*486Based upon a review of the record, including the photographs of the defendant’s lineup, we find that the facts adduced at the hearing clearly demonstrate that the lineup was not impermissibly suggestive (see, Stovall v Denno, 388 US 293; People v Jefferson, 139 AD2d 531). Further, contrary to the defendant’s contentions, the uncontroverted hearing evidence establishes that the witnesses were separated upon their arrival at the station house, were not informed that a lineup was to be conducted until after their arrival, and remained separated until each had viewed the lineup. Thus, that branch of the defendant’s omnibus motion which was to suppress the witnesses’ identification testimony was properly denied.
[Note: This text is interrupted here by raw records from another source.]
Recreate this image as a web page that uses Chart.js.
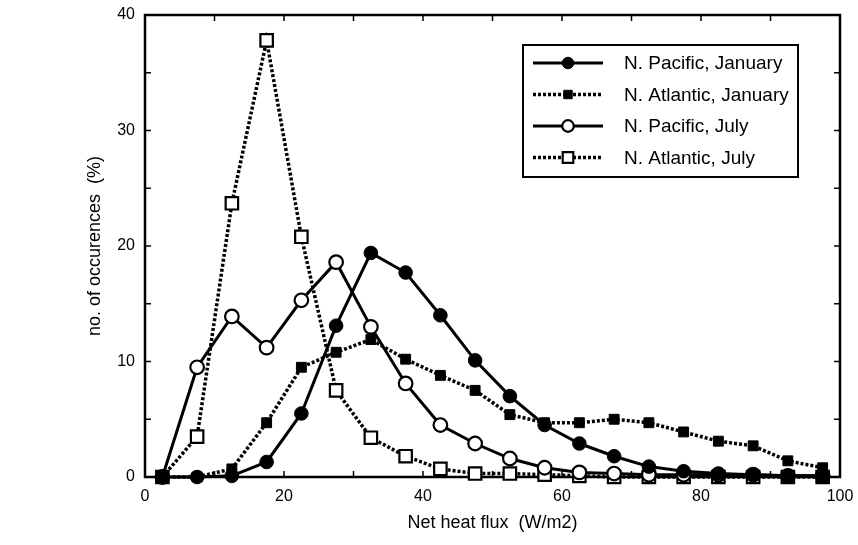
<!DOCTYPE html>
<html>
<head>
<meta charset="utf-8">
<script src="https://cdn.jsdelivr.net/npm/chart.js@4/dist/chart.umd.min.js"></script>
<style>
  html, body { margin: 0; padding: 0; background: #fff; }
  #wrap { width: 858px; height: 545px; }
</style>
</head>
<body>
<div id="wrap"><canvas id="flux-chart"></canvas></div>
<script>
// bin centres of net heat flux (W/m2)
const fluxBins = [2.5, 7.5, 12.5, 17.5, 22.5, 27.5, 32.5, 37.5, 42.5, 47.5,
                  52.5, 57.5, 62.5, 67.5, 72.5, 77.5, 82.5, 87.5, 92.5, 97.5];

// no. of occurences (%)
const pacificJan  = [0, 0, 0.1, 1.3, 5.5, 13.1, 19.4, 17.7, 14.0, 10.1,
                     7.0, 4.5, 2.9, 1.8, 0.9, 0.5, 0.3, 0.2, 0.1, 0.1];
const atlanticJan = [0, 0, 0.7, 4.7, 9.5, 10.8, 11.9, 10.2, 8.8, 7.5,
                     5.4, 4.7, 4.7, 5.0, 4.7, 3.9, 3.1, 2.7, 1.4, 0.8];
const pacificJul  = [0, 9.5, 13.9, 11.2, 15.3, 18.6, 13.0, 8.1, 4.5, 2.9,
                     1.6, 0.8, 0.4, 0.3, 0.2, 0.2, 0.2, 0.2, 0.1, 0.1];
const atlanticJul = [0, 3.5, 23.7, 37.8, 20.8, 7.5, 3.4, 1.8, 0.7, 0.3,
                     0.3, 0.2, 0.1, 0, 0, 0, 0, 0, 0, 0];

const seriesNames = ['N. Pacific, January', 'N. Atlantic, January', 'N. Pacific, July', 'N. Atlantic, July'];

const xTickStep = 20;
const yTickStep = 10;
const xMinorTicks = [10, 20, 30, 40, 50, 60, 70, 80, 90];
const yMinorTicks = [5, 10, 15, 20, 25, 30, 35];

const FONT = 'Liberation Sans, Arial, sans-serif';

function toPoints(values) {
  return values.map((v, i) => ({ x: fluxBins[i], y: v }));
}

const solidLine = { borderWidth: 3, borderDash: [] };
const dottedLine = { borderWidth: 3.5, borderDash: [3, 2] };

const datasets = [
  { label: seriesNames[0], data: toPoints(pacificJan), ...solidLine,
    pointStyle: 'circle', pointRadius: 6.8, pointBackgroundColor: '#000', pointBorderWidth: 1 },
  { label: seriesNames[1], data: toPoints(atlanticJan), ...dottedLine,
    pointStyle: 'rect', pointRadius: 7, pointBackgroundColor: '#000', pointBorderWidth: 1 },
  { label: seriesNames[2], data: toPoints(pacificJul), ...solidLine,
    pointStyle: 'circle', pointRadius: 6.8, pointBackgroundColor: '#fff', pointBorderWidth: 2.2 },
  { label: seriesNames[3], data: toPoints(atlanticJul), ...dottedLine,
    pointStyle: 'rect', pointRadius: 8.8, pointBackgroundColor: '#fff', pointBorderWidth: 2.2 }
].map(ds => ({
  ...ds,
  borderColor: '#000',
  pointBorderColor: '#000',
  pointHoverRadius: ds.pointRadius,
  tension: 0,
  clip: false
}));

// box + inward tick marks on all four sides
const framePlugin = {
  id: 'frame',
  beforeDatasetsDraw(chart) {
    const { ctx, chartArea: a, scales: { x, y } } = chart;
    const len = 6;
    ctx.save();
    ctx.strokeStyle = '#000';
    ctx.lineWidth = 2.5;
    ctx.strokeRect(a.left, a.top, a.right - a.left, a.bottom - a.top);
    ctx.lineWidth = 1.5;
    ctx.beginPath();
    xMinorTicks.forEach(v => {
      const px = x.getPixelForValue(v);
      ctx.moveTo(px, a.bottom); ctx.lineTo(px, a.bottom - len);
      ctx.moveTo(px, a.top); ctx.lineTo(px, a.top + len);
    });
    yMinorTicks.forEach(v => {
      const py = y.getPixelForValue(v);
      ctx.moveTo(a.left, py); ctx.lineTo(a.left + len, py);
      ctx.moveTo(a.right, py); ctx.lineTo(a.right - len, py);
    });
    ctx.stroke();
    ctx.restore();
  }
};

// boxed legend with line + marker samples
const legendPlugin = {
  id: 'boxLegend',
  afterDraw(chart) {
    const { ctx, chartArea: a } = chart;
    const left = a.right - 317, top = a.top + 30, w = 275, h = 132;
    ctx.save();
    ctx.fillStyle = '#fff';
    ctx.fillRect(left, top, w, h);
    ctx.strokeStyle = '#000';
    ctx.lineWidth = 2;
    ctx.strokeRect(left, top, w, h);
    chart.data.datasets.forEach((ds, i) => {
      const cy = top + 18 + i * 31.5;
      ctx.strokeStyle = '#000';
      ctx.lineWidth = ds.borderWidth;
      ctx.setLineDash(ds.borderDash);
      ctx.beginPath();
      ctx.moveTo(left + 10, cy);
      ctx.lineTo(left + 80, cy);
      ctx.stroke();
      ctx.setLineDash([]);
      ctx.fillStyle = ds.pointBackgroundColor;
      ctx.lineWidth = ds.pointBorderWidth;
      Chart.helpers.drawPoint(ctx, {
        pointStyle: ds.pointStyle,
        radius: ds.pointRadius * 0.85,
        borderWidth: ds.pointBorderWidth,
        rotation: 0
      }, left + 45, cy);
      ctx.fillStyle = '#000';
      ctx.font = '19px ' + FONT;
      ctx.textBaseline = 'middle';
      ctx.fillText(ds.label, left + 101, cy + 1);
    });
    ctx.restore();
  }
};

const ctx = document.getElementById('flux-chart').getContext('2d');

new Chart(ctx, {
  type: 'line',
  data: { datasets },
  options: {
    responsive: true,
    maintainAspectRatio: false,
    animation: false,
    layout: { padding: { top: 15, right: 18, left: 0, bottom: 0 } },
    plugins: {
      legend: { display: false },
      tooltip: { enabled: false }
    },
    scales: {
      x: {
        type: 'linear',
        min: 0,
        max: 100,
        grid: { display: false, drawTicks: false },
        border: { display: false },
        ticks: { stepSize: xTickStep, color: '#000', padding: 10, font: { family: FONT, size: 16 } },
        title: {
          display: true,
          text: 'Net heat flux  (W/m2)',
          color: '#000',
          font: { family: FONT, size: 18 },
          padding: { top: 0, bottom: 11 }
        },
        afterFit(scale) {
          scale.height = 68;
          scale.paddingLeft = 0;
          scale.paddingRight = 0;
        }
      },
      y: {
        min: 0,
        max: 40,
        grid: { display: false, drawTicks: false },
        border: { display: false },
        ticks: { stepSize: yTickStep, color: '#000', padding: 10, font: { family: FONT, size: 16 } },
        title: {
          display: true,
          text: 'no. of occurences  (%)',
          color: '#000',
          font: { family: FONT, size: 18 },
          padding: { top: 84, bottom: 0 }
        },
        afterFit(scale) {
          scale.width = 145;
          scale.paddingTop = 0;
          scale.paddingBottom = 0;
        }
      }
    }
  },
  plugins: [framePlugin, legendPlugin]
});
</script>
</body>
</html>
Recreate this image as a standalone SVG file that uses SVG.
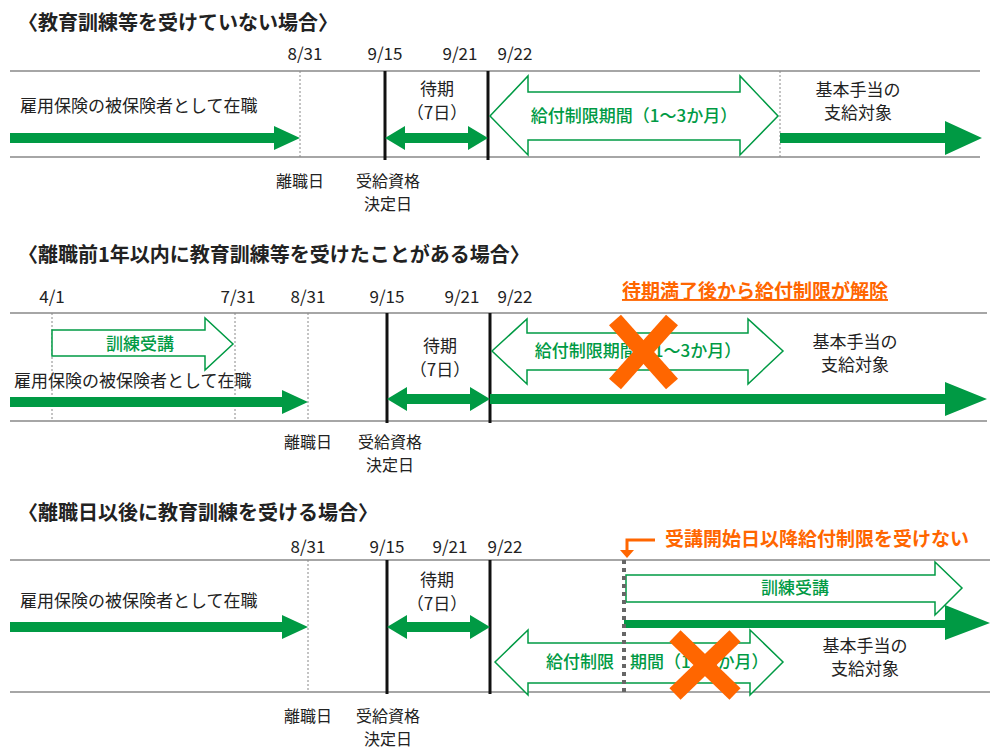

Similarly, the hearing court’s determination that the defendant understood the Miranda warnings which had been administered to him in Spanish on two occasions, and that his statement to the police was voluntarily made is supported by the record and should not be disturbed (see, People v Villa, 156 AD2d 402; People v Armstead, 98 AD2d 726).
We further reject the defendant’s contention that the trial court improperly denied his challenge to the jury panel as underrepresentative of the Hispanic population of Westchester County. In order to establish a violation of due process based on the absence of a fair section of the community in the jury pool, a defendant must establish that a substantial and identifiable segment of the community was not included in the pool because the process used to select jurors "systematically excluded” that group from service (see, Duren v Missouri, 439 US 357, 364; People v Guzman, 60 NY2d 403). The defendant has not met this burden since the record fails to demonstrate either that Hispanics were underrepresented in the jury pool, or that the court’s "random solicitation of those named on the voter registration and New York State Department of Motor Vehicles lists and State income tax rolls 'caused the particular exclusion of Hispanics’ ” (People v Betancourt, 153 AD2d 750; People v Haye, 154 AD2d 392).
In addition, viewing the evidence in the light most favorable to the prosecution, we find that it was legally sufficent to support the defendant’s conviction (see, People v Contes, 60 NY2d 620, 621). Moreover, upon the exercise of our factual review power, we are satisfied that the verdict was not against the weight of the evidence (see, CPL 470.15 [5]).
We have examined the defendant’s remaining contentions, *487including his allegation that the sentence imposed was excessive, and find that they are either unpreserved for appellate review or without merit. Mangano, J. P., Kunzeman, Eiber and Kooper, JJ., concur.